あさの プロットを書く前にも色々と読んではいたんですが。改めて他の作家さんの本を読んでみると、私が今まで気付いてなかった、すごい点が見えてきて。ああ、こういう風に書いているから、文章が流れるように読めるんだ、とか。それまで、「すらすら読めるけど、いまいち心に残らないなー」とか思った作品もあったんです。けれど、「そうじゃない! すらすら読めるって、それだけですごいことなんだ!」と気づき、反省したというか。謙虚な気持ちになりました(笑)。
――世に出ている本や、書いた作家さんの凄さを、再認識された?
あさの はい。それと、読者目線で読むだけでなく、やっぱり、自分も書くんだっていう目線で読まなくちゃいけないんだなと。(額を指差して)ここに、もう一個、別の眼がパーってできた感じでした。
――第3の眼(笑)。
あさの でも、他の作家さんのすごさが分かったところで、それをそのまま実践できるわけではないので。自分で書いた作品を後から読むと、(両手で頭を抱えながら)「わああああ」ってなるんです(笑)。

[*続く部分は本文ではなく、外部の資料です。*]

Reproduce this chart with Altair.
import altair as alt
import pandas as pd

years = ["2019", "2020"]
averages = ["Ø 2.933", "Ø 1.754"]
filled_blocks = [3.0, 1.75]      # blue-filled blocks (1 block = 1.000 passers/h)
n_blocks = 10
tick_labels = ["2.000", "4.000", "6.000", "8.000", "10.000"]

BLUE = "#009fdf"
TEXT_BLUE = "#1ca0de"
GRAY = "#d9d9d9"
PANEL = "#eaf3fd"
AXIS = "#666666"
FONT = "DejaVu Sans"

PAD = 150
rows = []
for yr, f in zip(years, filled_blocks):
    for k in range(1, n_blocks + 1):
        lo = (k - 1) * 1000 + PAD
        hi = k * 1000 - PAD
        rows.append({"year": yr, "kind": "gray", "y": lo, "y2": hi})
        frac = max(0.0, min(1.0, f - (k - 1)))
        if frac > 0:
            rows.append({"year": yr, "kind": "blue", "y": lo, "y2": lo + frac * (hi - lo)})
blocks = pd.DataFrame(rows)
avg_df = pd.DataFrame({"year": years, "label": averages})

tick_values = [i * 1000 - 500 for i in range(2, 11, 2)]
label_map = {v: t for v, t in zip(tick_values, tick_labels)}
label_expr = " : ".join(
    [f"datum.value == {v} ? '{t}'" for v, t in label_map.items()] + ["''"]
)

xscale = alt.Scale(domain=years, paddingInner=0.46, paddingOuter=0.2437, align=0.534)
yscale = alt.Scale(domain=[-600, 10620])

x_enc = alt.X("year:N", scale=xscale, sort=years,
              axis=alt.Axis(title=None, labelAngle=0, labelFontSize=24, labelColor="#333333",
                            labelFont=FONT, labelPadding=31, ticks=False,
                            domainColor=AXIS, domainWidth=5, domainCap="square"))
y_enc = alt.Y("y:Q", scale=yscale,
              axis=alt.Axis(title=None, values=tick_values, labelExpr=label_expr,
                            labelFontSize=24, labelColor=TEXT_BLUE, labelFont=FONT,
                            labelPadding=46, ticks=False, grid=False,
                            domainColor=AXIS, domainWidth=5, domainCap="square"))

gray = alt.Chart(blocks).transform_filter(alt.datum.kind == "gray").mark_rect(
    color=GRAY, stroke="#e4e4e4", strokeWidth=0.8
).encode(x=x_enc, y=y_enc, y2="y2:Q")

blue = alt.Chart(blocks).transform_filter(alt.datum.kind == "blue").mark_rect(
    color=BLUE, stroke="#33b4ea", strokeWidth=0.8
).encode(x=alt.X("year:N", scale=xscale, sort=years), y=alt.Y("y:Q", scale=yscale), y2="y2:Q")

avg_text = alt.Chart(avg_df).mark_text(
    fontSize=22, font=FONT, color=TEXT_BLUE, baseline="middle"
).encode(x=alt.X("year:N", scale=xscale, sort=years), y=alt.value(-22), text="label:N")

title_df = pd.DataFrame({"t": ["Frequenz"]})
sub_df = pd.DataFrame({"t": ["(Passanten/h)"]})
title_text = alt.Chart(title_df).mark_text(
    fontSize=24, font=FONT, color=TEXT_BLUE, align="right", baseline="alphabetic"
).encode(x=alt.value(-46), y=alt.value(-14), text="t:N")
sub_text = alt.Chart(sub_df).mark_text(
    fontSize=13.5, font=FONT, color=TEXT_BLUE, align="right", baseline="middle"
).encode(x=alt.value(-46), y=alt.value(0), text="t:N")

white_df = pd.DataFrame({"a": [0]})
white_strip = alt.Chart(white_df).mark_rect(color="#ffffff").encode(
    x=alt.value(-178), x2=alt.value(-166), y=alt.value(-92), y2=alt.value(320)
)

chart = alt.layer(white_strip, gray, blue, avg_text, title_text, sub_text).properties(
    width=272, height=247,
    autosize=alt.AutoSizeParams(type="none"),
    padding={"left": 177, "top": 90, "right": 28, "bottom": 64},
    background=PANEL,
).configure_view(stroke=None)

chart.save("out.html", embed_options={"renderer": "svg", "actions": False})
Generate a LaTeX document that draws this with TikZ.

――そうなんですね。でも、僕は『ウル』シリーズのどれも楽しく読んでいますよ。
あさの ありがとうございます。買って読んで、好きだと言って下さる人もいるのだから、こういう事は言わないようにしようと思ってるんです。でも、自分では、反省ばかりになっちゃうんですよね……。ただ、幼い読者にはすごく感謝していて。私もそうなんですが、大人になると、どうしても良いところよりも、粗の方に目が行きがちになるじゃないですか。でも、子どもたちは、面白いところ、楽しいところばかりを見つけて、好きだと言ってくれる。ここがつまらないとか粗探しをする子って、本当にいないんですよ。そういう健やかな感想に、作品がすごく救われています。